At different periods of life, time seems to move at different rates. In childhood, it often passes unnoticed. Holidays, which young people enjoy, seem to them slow in coming.
Then in adult years Christmas and other holidays seem to be here before we know it, and before we are ready for them.
Of course, it isn't the time that's moving faster or slower. People measure time according to their own experiences. And they often find that the more it passes by, the more precious it becomes.
King David, known as "the sweet psalmist of Israel," sang to God, "A thousand years in thy sight are but as yesterday when it is past, and as a watch in the night" (Psalms 90:4). As we grow to understand the nature of God better, we can expect to have better control over our time.
Christ Jesus came into the world to show humanity how to find health, purpose, and happiness. He is sometimes called the Way-shower because he showed the way to find God. Each of us can have his help here and now, without delay, because what Jesus taught is still practical. He must have had the right concept of time. When he was in one place and needed to be in another, such as the other side of the Sea of Galilee, he was there immediately (see John 6:16-21). And it was never too late for him to heal someone.
After closely examining the life of Jesus, Mary Baker Eddy discovered that there were certain spiritual rules and laws by which he did his great works. She named these laws Christian Science and wrote a book, Science and Health with Key to the Scriptures, to show others how to follow in the way of Jesus. Thousands of people have been healed by practicing Christian Science, which is defined on the first page of another book by Mrs.

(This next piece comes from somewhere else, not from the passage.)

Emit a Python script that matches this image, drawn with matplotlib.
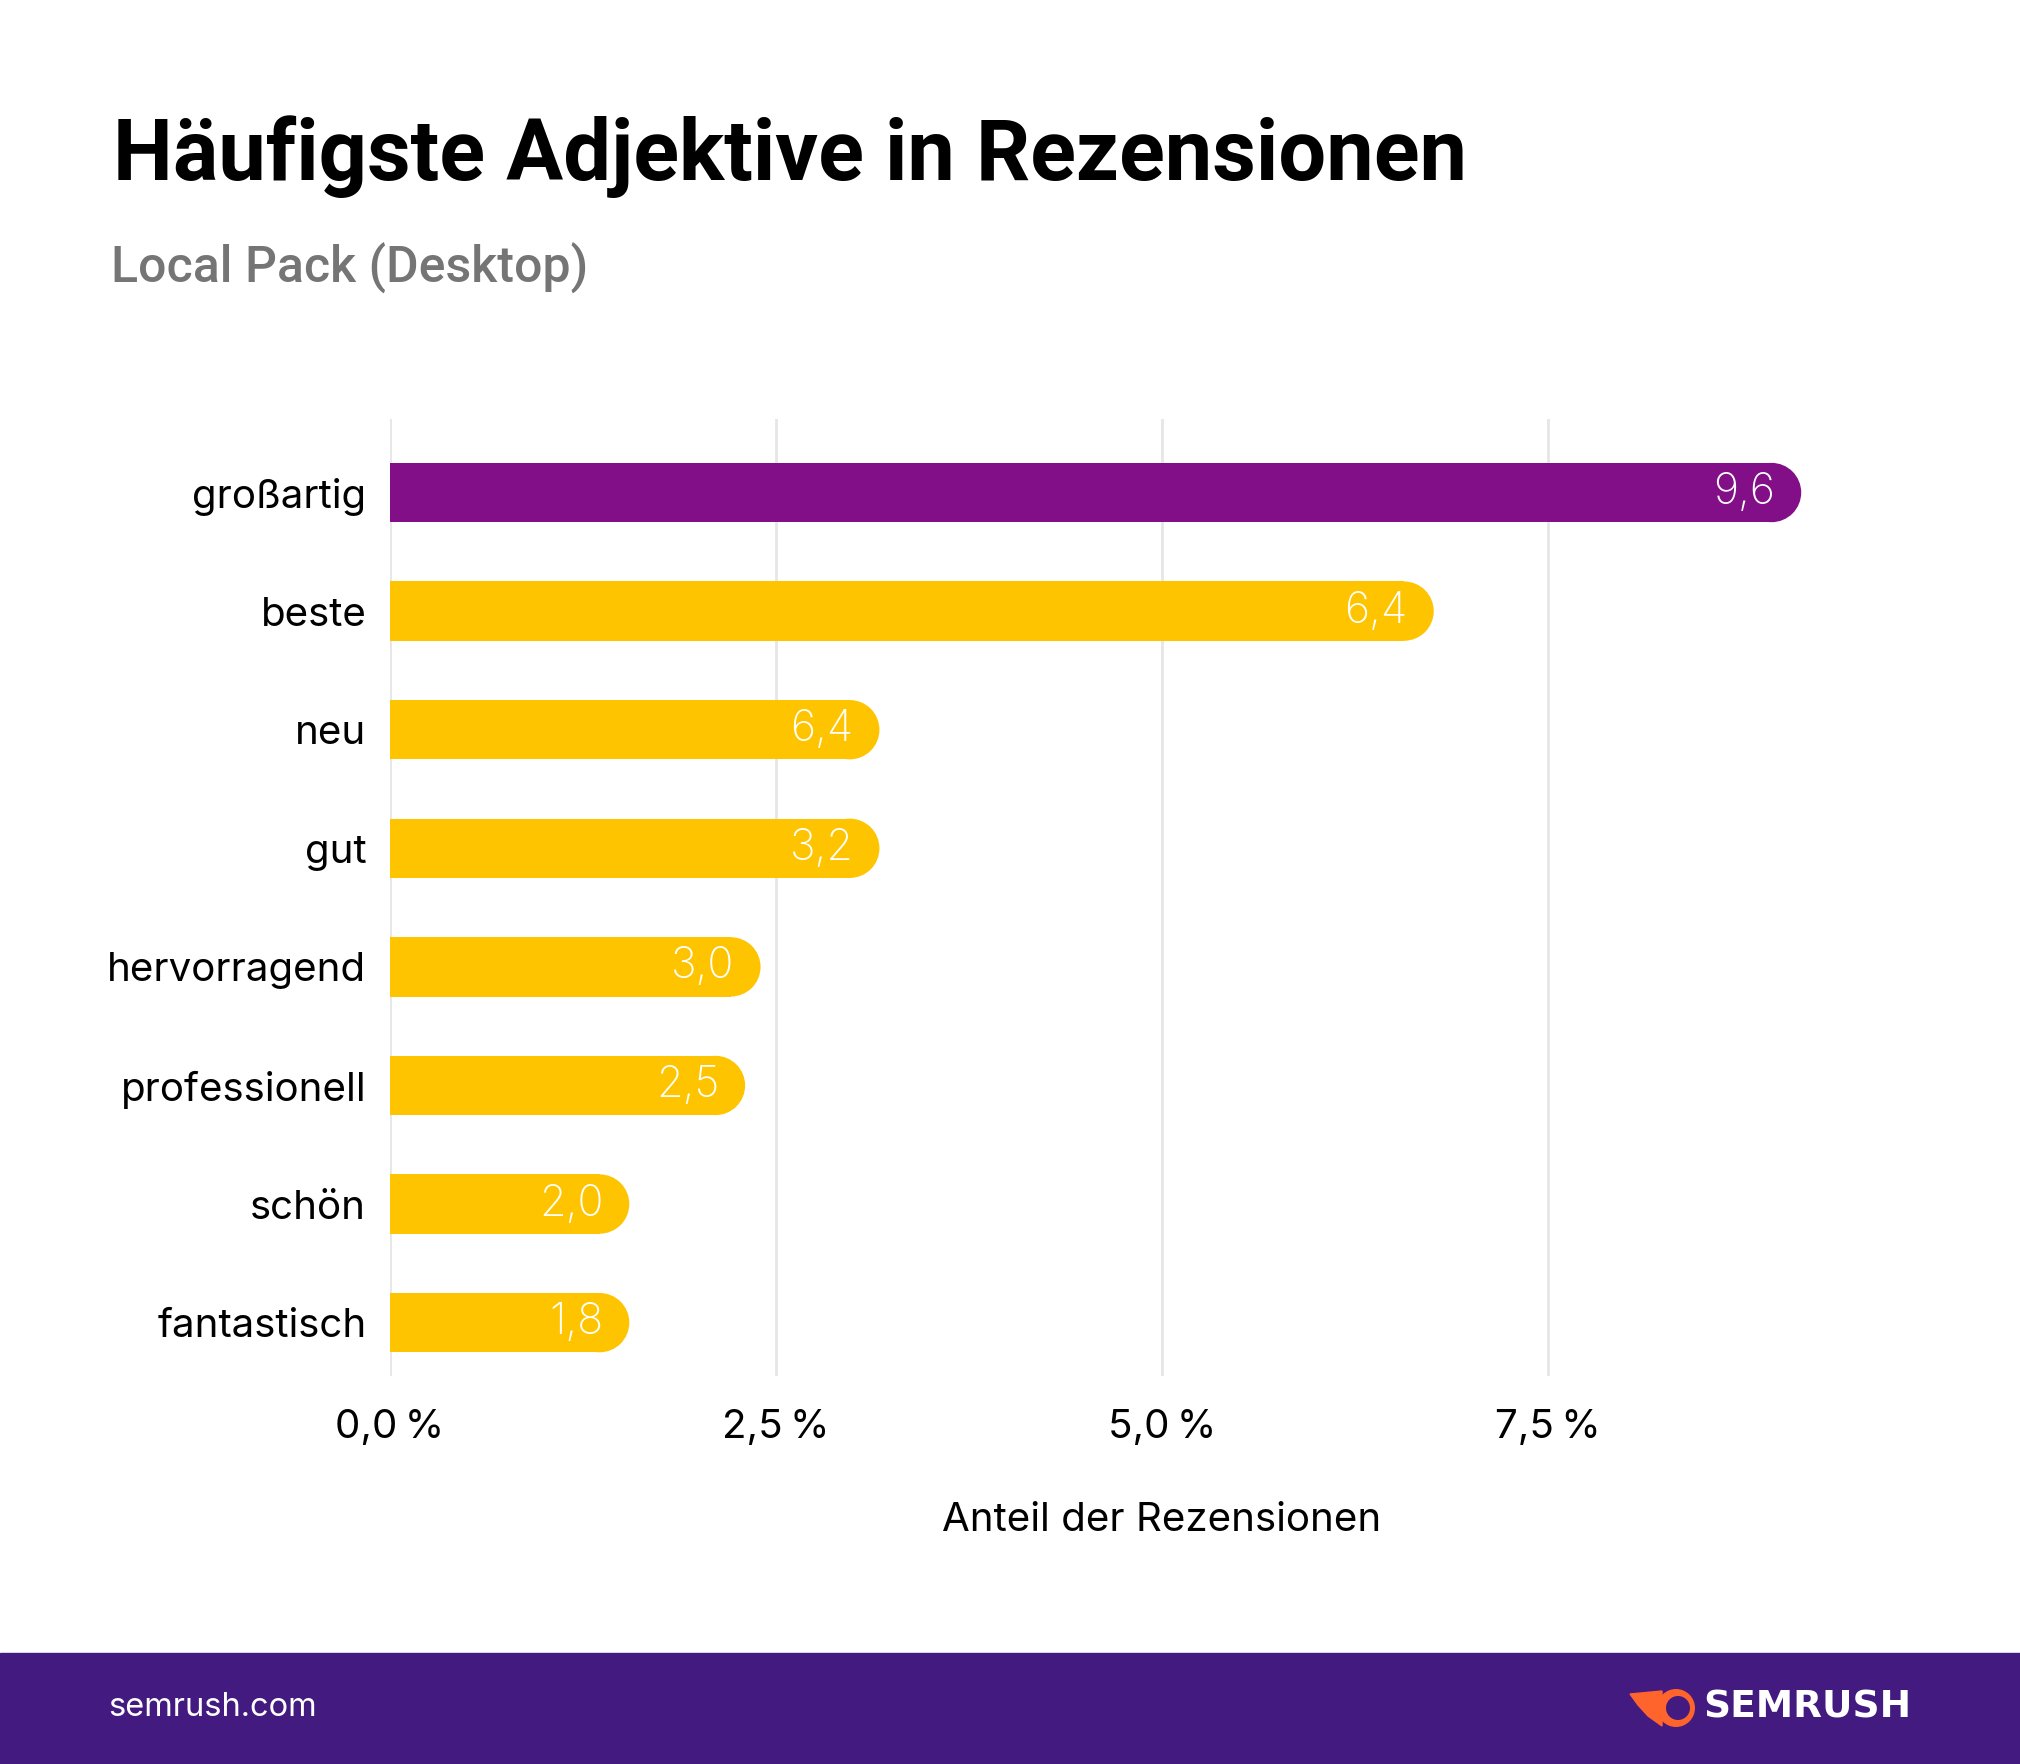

Eddy, Rudimental Divine Science, "As the law of God, the law of good, interpreting and demonstrating the divine Principle and rule of universal harmony."
Through God, we have power over time. There are some helpful things in Science and Health about time, including this statement that refers to God as the divine Mind: "The objects of time and sense disappear in the illumination of spiritual understanding, and Mind measures time according to the good that is unfolded" (p. 584).
Here is one of my own examples. At one point I did not find enough time to do everything. I was a mother of two, a homemaker, and a schoolteacher. At the end of one school term there were reports to make out, as well as many other things, and it seemed there was just not enough time for me to do it all. I sat down and puzzled about just what to leave out.
I had recently found that reading the Bible and Science and Health, and especially the weekly Christian Science Bible Lesson that is drawn from these two books, was important to me. I decided that the Lesson should not be left out. As I read it, and considered its message, ideas came about how to do the other things. Some things I found could be taken care of by telephone to save time. I discovered another task was really something someone else could do. Another didn't need to be done at that time. One thing did not really need to be done at all. With the guidance that came from my taking time to learn of God, I found myself assigning to each duty its proper priority. Everything was falling into place. There was no rush.
Above and beyond human reasoning is the spiritual way of guidance, found by hearing God. Prayer can be simple, as simple as, "God, show me how to go." After I began adopting this approach, I was never rushed or had too much to do.
Like King David, Mrs. Eddy was also a poet. Seven of her poems were set to music, and are found in the Christian Science Hymnal. The first few lines of one poem refer to God as a "gentle presence," as "peace and joy and power," and as the "Life divine, that owns each waiting hour" (Hymn No. 207).
What a wonderful thing -- God in control each hour. Because God is in control, we can and should expect a balance -- not too much or too little to do.